Upon further appeals, the Tribunal found that since the assessee's business consisted of dealing in shares, and its entire stock of shares and securities were shown as stock-in-trade, the entire expenses incurred related to the business of dealing in shares. The Tribunal relied on the decision of the Supreme Court in the case of Commissioner of Income-tax v. Indian Bank Ltd. [1965] 56 ITR 77, stating that as the dividend income constituted a part of the business profit of the assessee, the expenditure incurred in the course of an indivisible trade could not be bifurcated or apportioned. The Tribunal emphasized that the expenditure should be deducted from the gross income to determine the net income.
The High Court analyzed relevant sections of the Income-tax Act, including Sections 14, 56, and 57, which classify income under different heads and provide for the computation of income from other sources, such as dividends. It was highlighted that expenditure laid out wholly and exclusively for the purpose of making or earning such income should be ascertained and apportioned.

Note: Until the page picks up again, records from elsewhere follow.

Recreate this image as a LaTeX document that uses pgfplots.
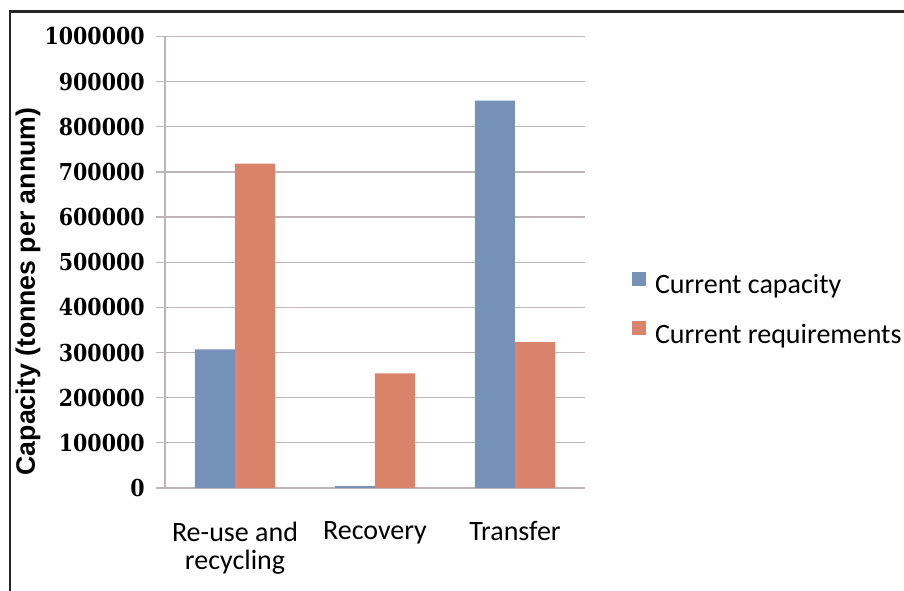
\documentclass[border=0pt]{standalone}
\usepackage{fontspec}
\setmainfont{Carlito}
\newfontfamily\tickfont{DejaVu Serif}[FakeStretch=0.88]
\newfontfamily\labelfont{Liberation Sans}
\usepackage{pgfplots}
\pgfplotsset{compat=1.18}

\definecolor{capblue}{RGB}{118,146,184}
\definecolor{reqorange}{RGB}{217,131,106}
\definecolor{gridgray}{RGB}{190,182,182}
\definecolor{framegray}{RGB}{38,38,38}

\begin{document}
\begin{tikzpicture}
% 1 px of the reference = 0.75pt
\useasboundingbox (0,0) rectangle (678pt,443.25pt);
% outer frame (only left and top edges visible)
\draw[framegray, line width=2.2pt] (7.5pt,-5pt) -- (7.5pt,434.6pt) -- (700pt,434.6pt);

\begin{axis}[
  at={(123.75pt,77.25pt)}, anchor=south west,
  scale only axis,
  width=315pt, height=338.7pt,
  ybar=0pt, bar width=30pt,
  xmin=-0.5, xmax=2.5,
  ymin=0, ymax=1000000,
  ytick distance=100000,
  scaled y ticks=false,
  /pgf/number format/fixed,
  /pgf/number format/1000 sep={},
  /pgf/number format/assume math mode=true,
  axis x line=bottom, axis y line=left,
  axis line style={-, gridgray, line width=1pt},
  ymajorgrids, grid style={gridgray, line width=1pt},
  tick align=outside,
  major tick length=6.75pt,
  xtick={0,1,2},
  xticklabels={Re-use and\\recycling, Recovery, Transfer},
  xtick style={draw=none},
  extra x ticks={-0.5,0.5,1.5,2.5},
  extra x tick labels={},
  extra x tick style={grid=none, tick style={draw=gridgray, line width=1pt}},
  ytick style={gridgray, line width=1pt},
  yticklabel style={font=\tickfont\bfseries\fontsize{17.5}{20}\selectfont, black, xshift=-5pt},
  xticklabel style={font=\fontsize{21}{21}\selectfont, align=center, black, yshift=-15pt},
  legend style={at={(1.112,0.3976)}, anchor=west, draw=none, fill=none,
    inner sep=0pt, outer sep=0pt, nodes={inner sep=0pt},
    row sep=19pt, column sep=6.75pt,
    font=\fontsize{21}{21}\selectfont},
  legend cell align=left,
  legend image code/.code={\fill[#1] (0pt,-0.5pt) rectangle (10.5pt,10pt);},
]
\addplot[fill=capblue, draw=none] coordinates {(0,307000) (1,4000) (2,858000)};
\addlegendentry{Current capacity}
\addplot[fill=reqorange, draw=none] coordinates {(0,718000) (1,254000) (2,323000)};
\addlegendentry{Current requirements}
\end{axis}

\node[rotate=90, anchor=base, font=\labelfont\bfseries\fontsize{20}{20}\selectfont]
  at (26.25pt,224.6pt) {Capacity (tonnes per annum)};
\end{tikzpicture}
\end{document}
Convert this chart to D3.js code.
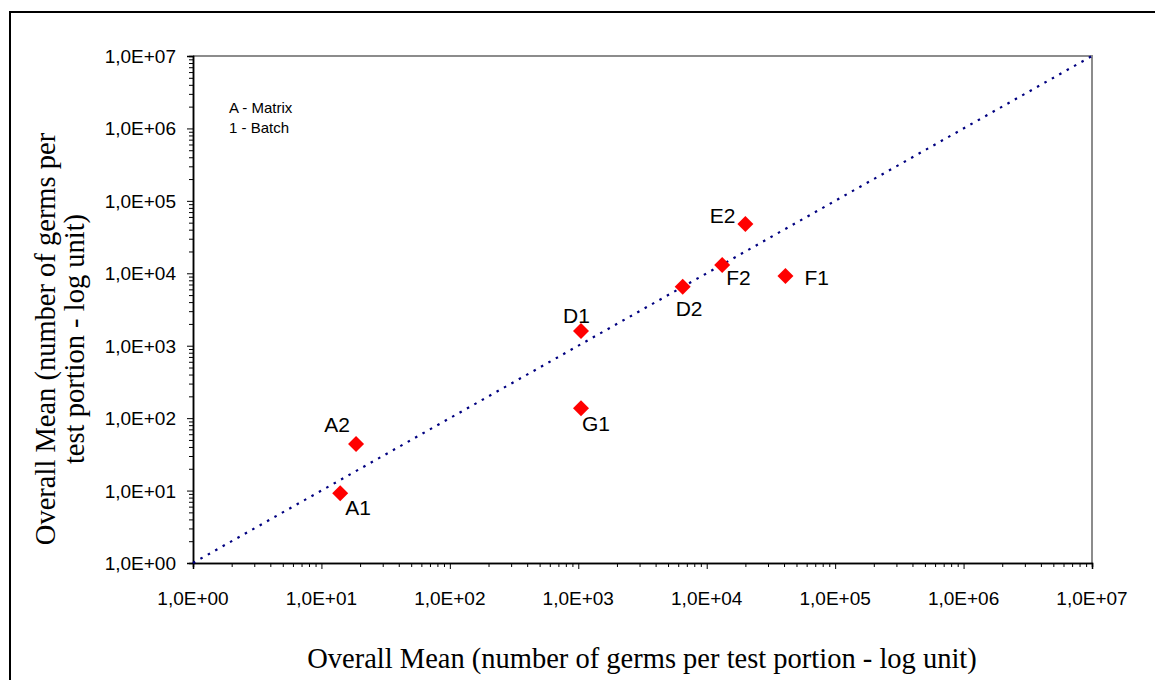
<!DOCTYPE html>
<html>
<head>
<meta charset="utf-8">
<script src="https://cdn.jsdelivr.net/npm/d3@7"></script>
<style>
  body { margin: 0; background: #fff; }
  text { font-family: Arial, "Liberation Sans", sans-serif; fill: #000; }
  .title { font-family: "Times New Roman", "Liberation Serif", serif; }
</style>
</head>
<body>
<div id="chart"></div>
<script>
// datos
const labels = ["A1", "A2", "D1", "D2", "E2", "F1", "F2", "G1"]
const xValues = [14, 18.6, 1050, 6500, 20000, 41000, 13200, 1050]
const yValues = [9.2, 44, 1600, 6500, 48000, 9200, 13000, 137]
const tickValues = [1e0, 1e1, 1e2, 1e3, 1e4, 1e5, 1e6, 1e7]
const tickLabels = ["1,0E+00", "1,0E+01", "1,0E+02", "1,0E+03", "1,0E+04", "1,0E+05", "1,0E+06", "1,0E+07"]
const legendLines = ["A - Matrix", "1 - Batch"]

// posiciones de las etiquetas respecto al marcador
const labelOffsets = {
  A1: [5, 22, "start"], A2: [-6, -12, "end"], D1: [-18, -8, "start"], D2: [-7, 29, "start"],
  E2: [-10, -1, "end"], F1: [19, 9, "start"], F2: [4, 20, "start"], G1: [1, 23, "start"]
}

const width = 1155
const height = 680
const margin = { top: 56, right: 63, bottom: 117, left: 193 }
const innerW = width - margin.left - margin.right
const innerH = height - margin.top - margin.bottom

const svg = d3.select("div#chart").append("svg").attr("width", width).attr("height", height)

// marco exterior
svg.append("rect").attr("x", 10).attr("y", 12).attr("width", 1200).attr("height", 700)
  .attr("fill", "none").attr("stroke", "#000").attr("stroke-width", 2)

const g = svg.append("g").attr("transform", `translate(${margin.left}, ${margin.top})`)

// escalas
const x = d3.scaleLog().domain([1, 1e7]).range([0, innerW])
const y = d3.scaleLog().domain([1, 1e7]).range([innerH, 0])

// borde gris del área
g.append("path").attr("d", `M0,0H${innerW}V${innerH}`).attr("fill", "none").attr("stroke", "#8c8c8c").attr("stroke-width", 2)

// ticks menores y mayores
const minor = []
for (let e = 0; e < 7; e++) for (let k = 2; k <= 9; k++) minor.push(k * Math.pow(10, e))

const xAxisGroup = g.append("g").attr("transform", `translate(0, ${innerH})`)
const yAxisGroup = g.append("g")

xAxisGroup.call(d3.axisBottom(x).tickValues(minor).tickSize(4).tickFormat(""))
xAxisGroup.call(g2 => g2.append("g").call(d3.axisBottom(x).tickValues(tickValues).tickSize(6).tickFormat("")))
yAxisGroup.call(d3.axisLeft(y).tickValues(minor).tickSize(4).tickFormat(""))
yAxisGroup.call(g2 => g2.append("g").call(d3.axisLeft(y).tickValues(tickValues).tickSize(6).tickFormat("")))
g.selectAll(".domain").attr("stroke", "#000").attr("stroke-width", 1.5)
g.selectAll(".tick line").attr("stroke", "#000")

// etiquetas de los ticks
g.selectAll("text.xtick").data(tickValues).enter().append("text")
  .attr("class", "xtick").attr("x", d => x(d)).attr("y", innerH + 42)
  .attr("text-anchor", "middle").style("font-size", "19px")
  .text((d, i) => tickLabels[i])
g.selectAll("text.ytick").data(tickValues).enter().append("text")
  .attr("class", "ytick").attr("x", -17).attr("y", d => y(d) + 7)
  .attr("text-anchor", "end").style("font-size", "19px")
  .text((d, i) => tickLabels[i])

// diagonal punteada
g.append("line")
  .attr("x1", x(1)).attr("y1", y(1)).attr("x2", x(1e7)).attr("y2", y(1e7))
  .attr("stroke", "#000080").attr("stroke-width", 2.2).attr("stroke-dasharray", "2.5,6")

// puntos
const points = labels.map((l, i) => ({ label: l, x: xValues[i], y: yValues[i] }))
g.selectAll("path.point").data(points).enter().append("path")
  .attr("class", "point")
  .attr("d", d3.symbol(d3.symbolSquare, 128))
  .attr("transform", d => `translate(${x(d.x)}, ${y(d.y)}) rotate(45)`)
  .attr("fill", "#ff0000")

g.selectAll("text.plabel").data(points).enter().append("text")
  .attr("class", "plabel")
  .attr("x", d => x(d.x) + labelOffsets[d.label][0])
  .attr("y", d => y(d.y) + labelOffsets[d.label][1])
  .attr("text-anchor", d => labelOffsets[d.label][2])
  .style("font-size", "21px")
  .text(d => d.label)

// leyenda de texto
g.selectAll("text.legend").data(legendLines).enter().append("text")
  .attr("class", "legend").attr("x", 36).attr("y", (d, i) => 57 + i * 19.5)
  .style("font-size", "15px").text(d => d)

// títulos
svg.append("text").attr("class", "title")
  .attr("x", 642).attr("y", 668).attr("text-anchor", "middle")
  .style("font-size", "28.5px")
  .text("Overall Mean (number of germs per test portion - log unit)")

const yTitle = svg.append("text").attr("class", "title")
  .attr("transform", "translate(0, 339) rotate(-90)")
  .attr("text-anchor", "middle").style("font-size", "28.5px")
yTitle.append("tspan").attr("x", 0).attr("y", 55).text("Overall Mean (number of germs per")
yTitle.append("tspan").attr("x", 0).attr("y", 84).text("test portion - log unit)")
</script>
</body>
</html>
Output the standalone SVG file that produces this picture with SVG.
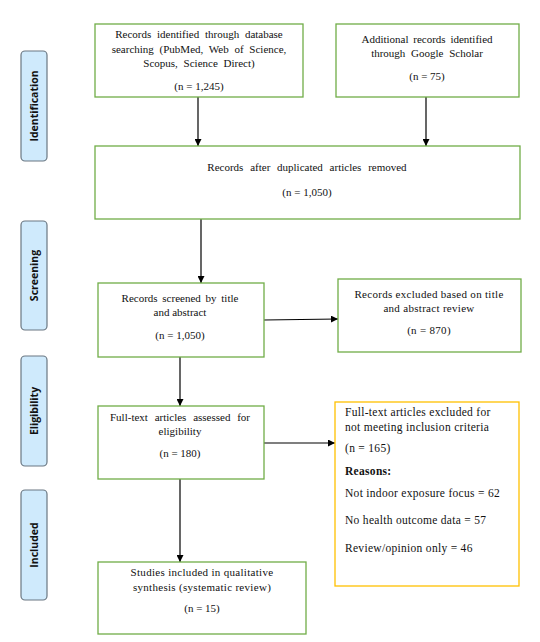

The Court distinguished the case before them from the Indian Bank Ltd. case, emphasizing that in the former, the income was computed under different heads, and there was a need to compute dividend income separately from business income.
In conclusion, the High Court answered the question in the negative and in favor of the revenue, stating that the expenditure should not be apportioned between different heads of income for taxation purposes. The judgment was delivered by DIPAK KUMAR SEN J., with agreement from C. K. BANERJI J.